受験生が2.26事件の時代にタイムスリップする話です。SF・歴史・ミステリー・恋愛など、多様な要素を含む贅沢な小説ですが、決して無理をしている印象はなく、各要素が上手く融合されています。主人公の少年がタイムスリップをする要素などが、幼少期によく読んだ「ドラえもん」の世界観に似ていて、私の知的好奇心のベースの部分がくすぐられました。

深夜特急(沢木耕太郎)

東アジアから欧州までの貧乏旅行記で、日本を代表する紀行小説です。本書に刺激されてバックパッカーになった人が多いようですが、私は逆でした。多くの国に旅行に行った後で、本書を読みました。

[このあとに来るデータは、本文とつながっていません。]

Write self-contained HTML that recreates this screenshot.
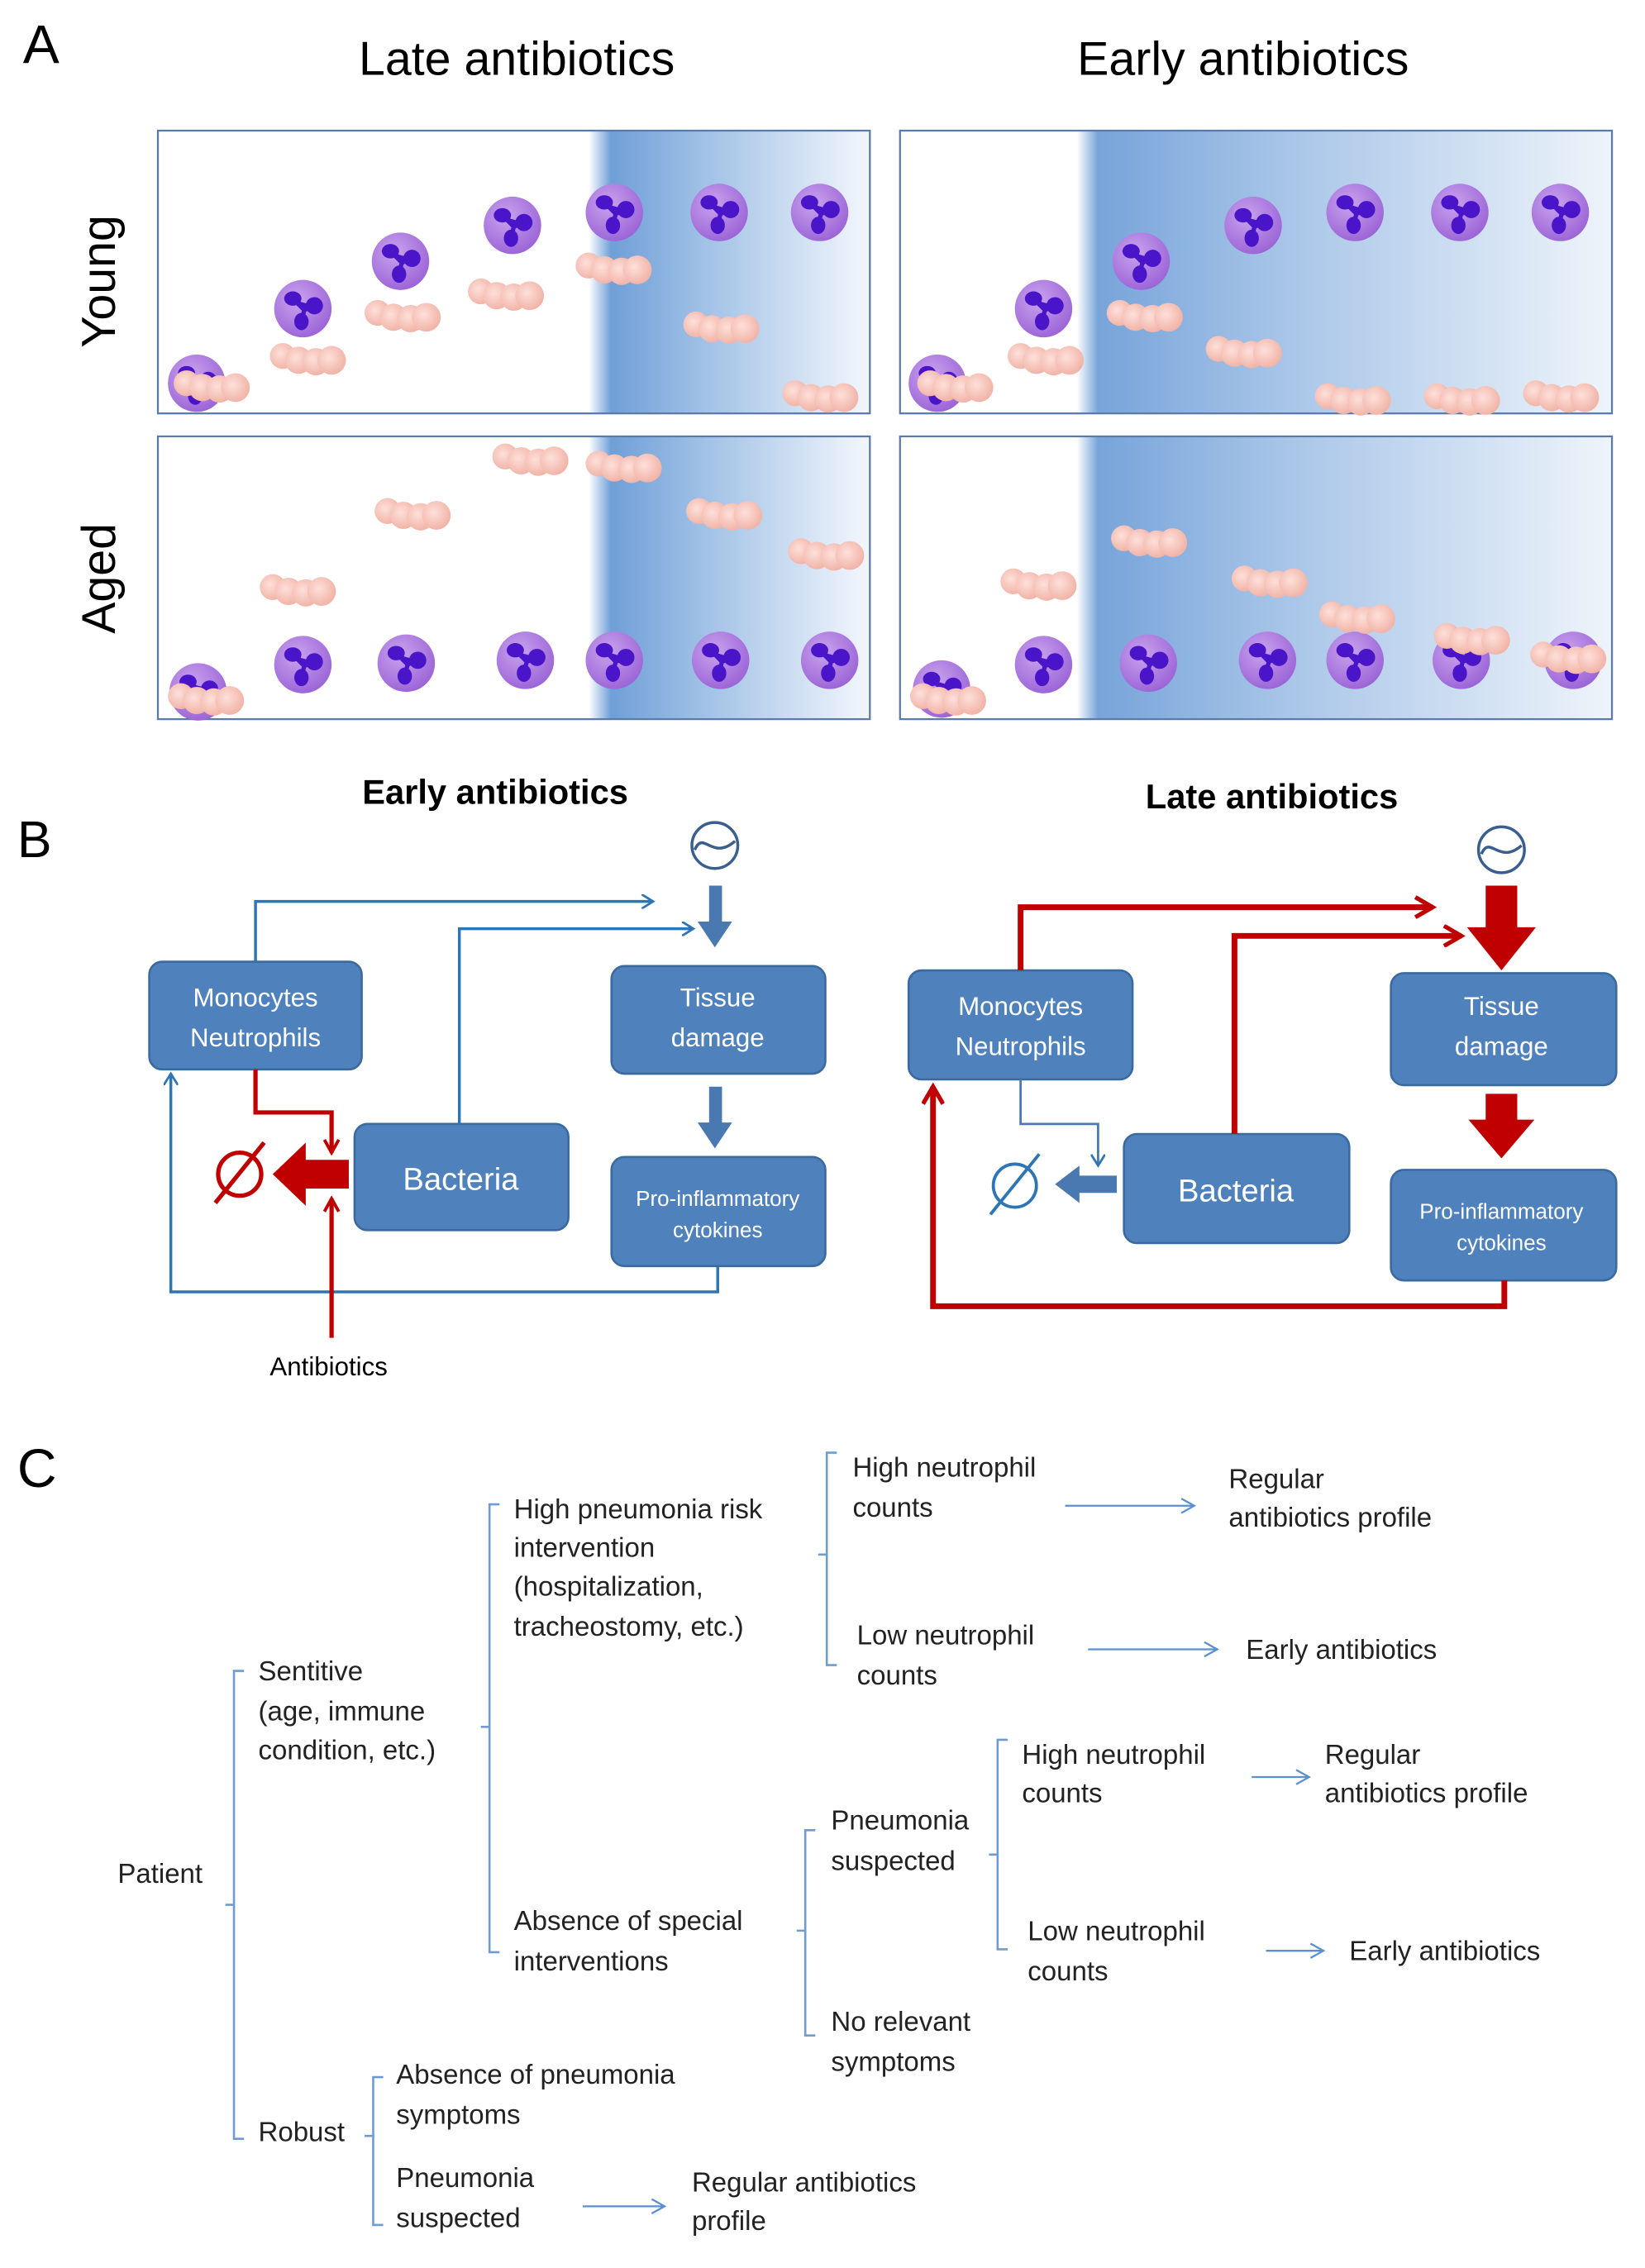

私のような旅好きが読んでも、改めて「旅の面白さ」について深く考えさせてくれる小説で、「自分は旅好きで良かった」と救われる思いがしました。

フェルマーの最終定理(サイモン・シン)

数学界最大の難問の一つとされたフェルマーの最終定理が証明されるまでの過程を描いたノンフィクション小説です。ストーリーがしっかりしていて、背景の人物描写も面白いため、数学の予備知識がなくても十分楽しめます。私も研究開発職として、教科書や専門書とは異なる「気楽な科学系の読書」の有用性、面白さを再認識しました。

・・・以上です。個人的な思い入れが強く反映されていますが、特に、「三国志」「坂の上の雲」「ワイルド・スワン」「落日燃ゆ」「深夜特急」あたりは、多くの人にとって、「一生に一度は読むべき本」と言えると思います。

気になる小説があれば読んでみてください。